-- Start of Source excerpt --
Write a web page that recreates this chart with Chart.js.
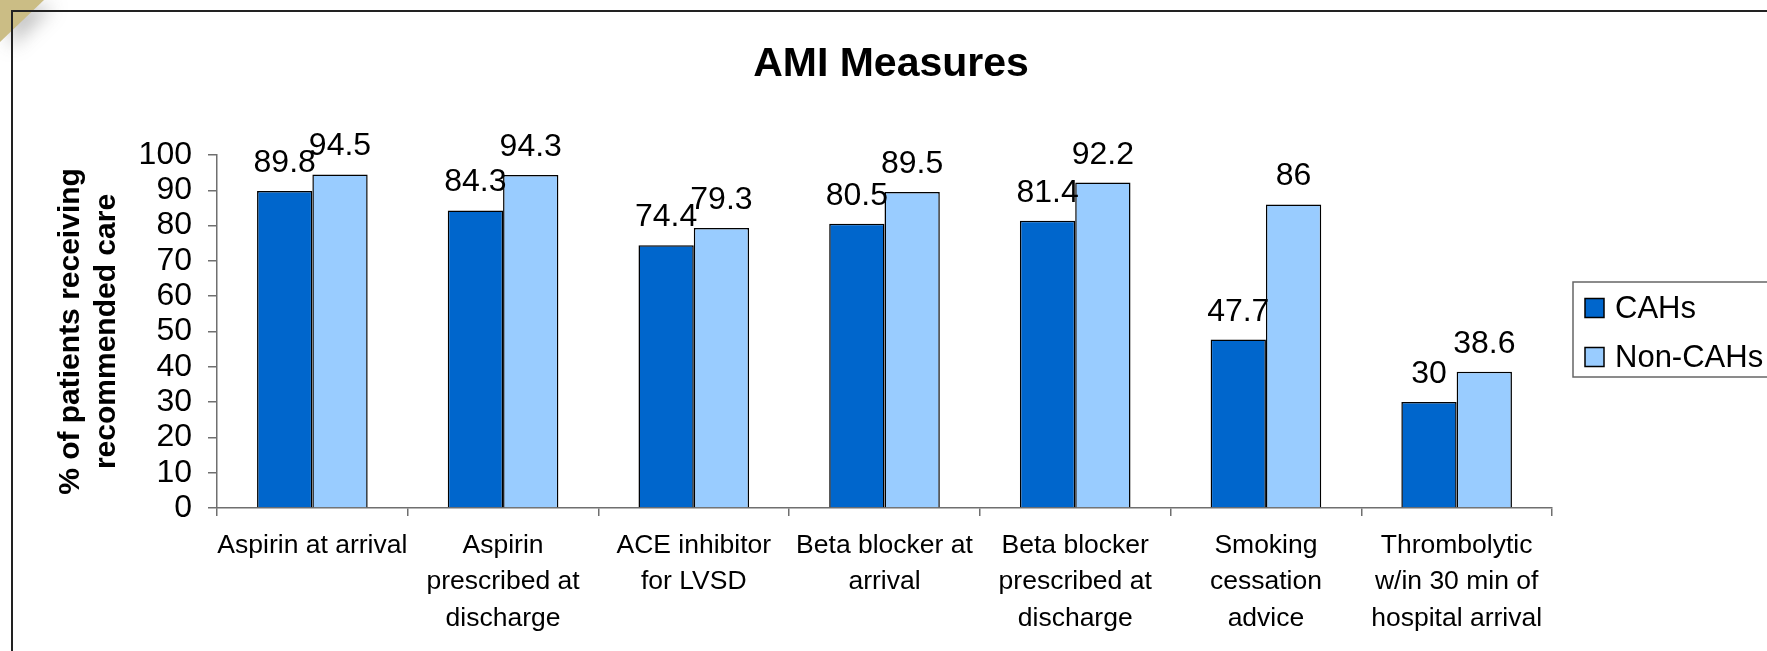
<!DOCTYPE html>
<html lang="en">

<head>
    <meta charset="UTF-8">
    <meta name="viewport" content="width=device-width, initial-scale=1.0">
    <title>AMI Measures</title>
    <style>
        body {
            margin: 0;
            background: #fff;
        }

        .chart {
            position: relative;
            width: 1767px;
            height: 651px;
        }
    </style>
</head>

<body>
    <div class="chart">
        <canvas id="amiChart" width="1767" height="651"></canvas>
    </div>

    <script src="https://cdn.jsdelivr.net/npm/chart.js@4.4.4/dist/chart.umd.min.js"></script>
    <script>
        // values
        const measures = [
            ['Aspirin at arrival'],
            ['Aspirin', 'prescribed at', 'discharge'],
            ['ACE inhibitor', 'for LVSD'],
            ['Beta blocker at', 'arrival'],
            ['Beta blocker', 'prescribed at', 'discharge'],
            ['Smoking', 'cessation', 'advice'],
            ['Thrombolytic', 'w/in 30 min of', 'hospital arrival']
        ];
        const seriesNames = ['CAHs', 'Non-CAHs'];
        const cahValues = [89.8, 84.3, 74.4, 80.5, 81.4, 47.7, 30];
        const nonCahValues = [94.5, 94.3, 79.3, 89.5, 92.2, 86, 38.6];
        const yTicks = [0, 10, 20, 30, 40, 50, 60, 70, 80, 90, 100];

        const fontFamily = "'Liberation Sans', Arial, Helvetica, sans-serif";
        const axisGrey = '#6f6f6f';
        Chart.defaults.font.family = fontFamily;
        Chart.defaults.color = '#000';

        // slide frame + the little gold corner
        const framePlugin = {
            id: 'frame',
            beforeDraw(chart) {
                const c = chart.ctx;
                c.save();
                c.shadowColor = 'rgba(120,120,120,0.45)';
                c.shadowBlur = 18;
                c.shadowOffsetX = 10;
                c.shadowOffsetY = 6;
                c.fillStyle = '#cbbd85';
                c.beginPath();
                c.moveTo(0, 0);
                c.lineTo(44, 0);
                c.lineTo(0, 42);
                c.closePath();
                c.fill();
                c.restore();

                c.save();
                c.strokeStyle = '#222';
                c.lineWidth = 2;
                c.beginPath();
                c.moveTo(12, chart.height + 2);
                c.lineTo(12, 11);
                c.lineTo(chart.width + 2, 11);
                c.stroke();
                c.restore();
            }
        };

        const titlePlugin = {
            id: 'bigTitle',
            afterDraw(chart) {
                const c = chart.ctx;
                c.save();
                c.font = 'bold 41px ' + fontFamily;
                c.fillStyle = '#000';
                c.textAlign = 'center';
                c.textBaseline = 'alphabetic';
                c.fillText('AMI Measures', 891, 76);
                c.restore();
            }
        };

        // numbers over the bars
        const valueLabels = {
            id: 'valueLabels',
            afterDatasetsDraw(chart) {
                const c = chart.ctx;
                c.save();
                c.font = '32px ' + fontFamily;
                c.fillStyle = '#000';
                c.textAlign = 'center';
                c.textBaseline = 'alphabetic';
                chart.data.datasets.forEach((ds, i) => {
                    chart.getDatasetMeta(i).data.forEach((bar, j) => {
                        c.fillText(String(ds.data[j]), bar.x, bar.y - 19);
                    });
                });
                c.restore();
            }
        };

        // boxed legend on the right, partly cut by the edge like the original
        const boxLegend = {
            id: 'boxLegend',
            afterDraw(chart) {
                const c = chart.ctx;
                c.save();
                c.strokeStyle = '#666';
                c.lineWidth = 1.5;
                c.strokeRect(1573, 282, 220, 95);
                c.font = '31px ' + fontFamily;
                c.textBaseline = 'middle';
                c.textAlign = 'left';
                chart.data.datasets.forEach((ds, i) => {
                    const y = 308 + i * 49;
                    c.fillStyle = ds.backgroundColor;
                    c.fillRect(1585, y - 9.5, 19, 19);
                    c.strokeStyle = '#000';
                    c.lineWidth = 1.5;
                    c.strokeRect(1585, y - 9.5, 19, 19);
                    c.fillStyle = '#000';
                    c.fillText(ds.label, 1615, y + 1);
                });
                c.restore();
            }
        };

        const ctx = document.getElementById('amiChart').getContext('2d');
        const amiChart = new Chart(ctx, {
            type: 'bar',
            data: {
                labels: measures,
                datasets: [{
                    label: seriesNames[0],
                    data: cahValues,
                    backgroundColor: '#0066cc',
                    borderColor: '#000',
                    borderWidth: 1.5,
                    categoryPercentage: 0.58,
                    barPercentage: 1
                }, {
                    label: seriesNames[1],
                    data: nonCahValues,
                    backgroundColor: '#99ccff',
                    borderColor: '#000',
                    borderWidth: 1.5,
                    categoryPercentage: 0.58,
                    barPercentage: 1
                }]
            },
            options: {
                responsive: false,
                animation: false,
                layout: {
                    padding: { top: 155, left: 0, right: 215, bottom: 0 }
                },
                plugins: {
                    legend: { display: false },
                    title: { display: false },
                    tooltip: { enabled: false }
                },
                scales: {
                    x: {
                        grid: {
                            offset: true,
                            drawOnChartArea: false,
                            drawTicks: true,
                            tickLength: 8,
                            color: axisGrey,
                            lineWidth: 1.5
                        },
                        border: { display: true, color: axisGrey, width: 1.5 },
                        ticks: {
                            font: { size: 26.5, lineHeight: 1.38 },
                            color: '#000',
                            padding: 11,
                            maxRotation: 0,
                            autoSkip: false
                        },
                        afterFit(scale) {
                            scale.height = 143;
                        }
                    },
                    y: {
                        min: yTicks[0],
                        max: yTicks[yTicks.length - 1],
                        afterBuildTicks(scale) {
                            scale.ticks = yTicks.map(v => ({ value: v }));
                        },
                        grid: {
                            drawOnChartArea: false,
                            drawTicks: true,
                            tickLength: 9,
                            color: axisGrey,
                            lineWidth: 1.5
                        },
                        border: { display: true, color: axisGrey, width: 1.5 },
                        ticks: {
                            font: { size: 32 },
                            color: '#000',
                            padding: 16,
                            autoSkip: false
                        },
                        title: {
                            display: true,
                            text: ['% of patients receiving', 'recommended care'],
                            font: { size: 30, weight: 'bold', lineHeight: 1.2 },
                            color: '#000',
                            padding: { top: 53, bottom: 0 }
                        },
                        afterFit(scale) {
                            scale.width = 217;
                        }
                    }
                }
            },
            plugins: [framePlugin, valueLabels, titlePlugin, boxLegend]
        });
    </script>
</body>

</html>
-- End of Source excerpt --
Keep the pictures out of the copy and write out the data exactly as it stands.

Write a web page that recreates this chart with Chart.js.
<!DOCTYPE html>
<html lang="en">

<head>
    <meta charset="UTF-8">
    <meta name="viewport" content="width=device-width, initial-scale=1.0">
    <title>AMI Measures</title>
    <style>
        body {
            margin: 0;
            background: #fff;
        }

        .chart {
            position: relative;
            width: 1767px;
            height: 651px;
        }
    </style>
</head>

<body>
    <div class="chart">
        <canvas id="amiChart" width="1767" height="651"></canvas>
    </div>

    <script src="https://cdn.jsdelivr.net/npm/chart.js@4.4.4/dist/chart.umd.min.js"></script>
    <script>
        // values
        const measures = [
            ['Aspirin at arrival'],
            ['Aspirin', 'prescribed at', 'discharge'],
            ['ACE inhibitor', 'for LVSD'],
            ['Beta blocker at', 'arrival'],
            ['Beta blocker', 'prescribed at', 'discharge'],
            ['Smoking', 'cessation', 'advice'],
            ['Thrombolytic', 'w/in 30 min of', 'hospital arrival']
        ];
        const seriesNames = ['CAHs', 'Non-CAHs'];
        const cahValues = [89.8, 84.3, 74.4, 80.5, 81.4, 47.7, 30];
        const nonCahValues = [94.5, 94.3, 79.3, 89.5, 92.2, 86, 38.6];
        const yTicks = [0, 10, 20, 30, 40, 50, 60, 70, 80, 90, 100];

        const fontFamily = "'Liberation Sans', Arial, Helvetica, sans-serif";
        const axisGrey = '#6f6f6f';
        Chart.defaults.font.family = fontFamily;
        Chart.defaults.color = '#000';

        // slide frame + the little gold corner
        const framePlugin = {
            id: 'frame',
            beforeDraw(chart) {
                const c = chart.ctx;
                c.save();
                c.shadowColor = 'rgba(120,120,120,0.45)';
                c.shadowBlur = 18;
                c.shadowOffsetX = 10;
                c.shadowOffsetY = 6;
                c.fillStyle = '#cbbd85';
                c.beginPath();
                c.moveTo(0, 0);
                c.lineTo(44, 0);
                c.lineTo(0, 42);
                c.closePath();
                c.fill();
                c.restore();

                c.save();
                c.strokeStyle = '#222';
                c.lineWidth = 2;
                c.beginPath();
                c.moveTo(12, chart.height + 2);
                c.lineTo(12, 11);
                c.lineTo(chart.width + 2, 11);
                c.stroke();
                c.restore();
            }
        };

        const titlePlugin = {
            id: 'bigTitle',
            afterDraw(chart) {
                const c = chart.ctx;
                c.save();
                c.font = 'bold 41px ' + fontFamily;
                c.fillStyle = '#000';
                c.textAlign = 'center';
                c.textBaseline = 'alphabetic';
                c.fillText('AMI Measures', 891, 76);
                c.restore();
            }
        };

        // numbers over the bars
        const valueLabels = {
            id: 'valueLabels',
            afterDatasetsDraw(chart) {
                const c = chart.ctx;
                c.save();
                c.font = '32px ' + fontFamily;
                c.fillStyle = '#000';
                c.textAlign = 'center';
                c.textBaseline = 'alphabetic';
                chart.data.datasets.forEach((ds, i) => {
                    chart.getDatasetMeta(i).data.forEach((bar, j) => {
                        c.fillText(String(ds.data[j]), bar.x, bar.y - 19);
                    });
                });
                c.restore();
            }
        };

        // boxed legend on the right, partly cut by the edge like the original
        const boxLegend = {
            id: 'boxLegend',
            afterDraw(chart) {
                const c = chart.ctx;
                c.save();
                c.strokeStyle = '#666';
                c.lineWidth = 1.5;
                c.strokeRect(1573, 282, 220, 95);
                c.font = '31px ' + fontFamily;
                c.textBaseline = 'middle';
                c.textAlign = 'left';
                chart.data.datasets.forEach((ds, i) => {
                    const y = 308 + i * 49;
                    c.fillStyle = ds.backgroundColor;
                    c.fillRect(1585, y - 9.5, 19, 19);
                    c.strokeStyle = '#000';
                    c.lineWidth = 1.5;
                    c.strokeRect(1585, y - 9.5, 19, 19);
                    c.fillStyle = '#000';
                    c.fillText(ds.label, 1615, y + 1);
                });
                c.restore();
            }
        };

        const ctx = document.getElementById('amiChart').getContext('2d');
        const amiChart = new Chart(ctx, {
            type: 'bar',
            data: {
                labels: measures,
                datasets: [{
                    label: seriesNames[0],
                    data: cahValues,
                    backgroundColor: '#0066cc',
                    borderColor: '#000',
                    borderWidth: 1.5,
                    categoryPercentage: 0.58,
                    barPercentage: 1
                }, {
                    label: seriesNames[1],
                    data: nonCahValues,
                    backgroundColor: '#99ccff',
                    borderColor: '#000',
                    borderWidth: 1.5,
                    categoryPercentage: 0.58,
                    barPercentage: 1
                }]
            },
            options: {
                responsive: false,
                animation: false,
                layout: {
                    padding: { top: 155, left: 0, right: 215, bottom: 0 }
                },
                plugins: {
                    legend: { display: false },
                    title: { display: false },
                    tooltip: { enabled: false }
                },
                scales: {
                    x: {
                        grid: {
                            offset: true,
                            drawOnChartArea: false,
                            drawTicks: true,
                            tickLength: 8,
                            color: axisGrey,
                            lineWidth: 1.5
                        },
                        border: { display: true, color: axisGrey, width: 1.5 },
                        ticks: {
                            font: { size: 26.5, lineHeight: 1.38 },
                            color: '#000',
                            padding: 11,
                            maxRotation: 0,
                            autoSkip: false
                        },
                        afterFit(scale) {
                            scale.height = 143;
                        }
                    },
                    y: {
                        min: yTicks[0],
                        max: yTicks[yTicks.length - 1],
                        afterBuildTicks(scale) {
                            scale.ticks = yTicks.map(v => ({ value: v }));
                        },
                        grid: {
                            drawOnChartArea: false,
                            drawTicks: true,
                            tickLength: 9,
                            color: axisGrey,
                            lineWidth: 1.5
                        },
                        border: { display: true, color: axisGrey, width: 1.5 },
                        ticks: {
                            font: { size: 32 },
                            color: '#000',
                            padding: 16,
                            autoSkip: false
                        },
                        title: {
                            display: true,
                            text: ['% of patients receiving', 'recommended care'],
                            font: { size: 30, weight: 'bold', lineHeight: 1.2 },
                            color: '#000',
                            padding: { top: 53, bottom: 0 }
                        },
                        afterFit(scale) {
                            scale.width = 217;
                        }
                    }
                }
            },
            plugins: [framePlugin, valueLabels, titlePlugin, boxLegend]
        });
    </script>
</body>

</html>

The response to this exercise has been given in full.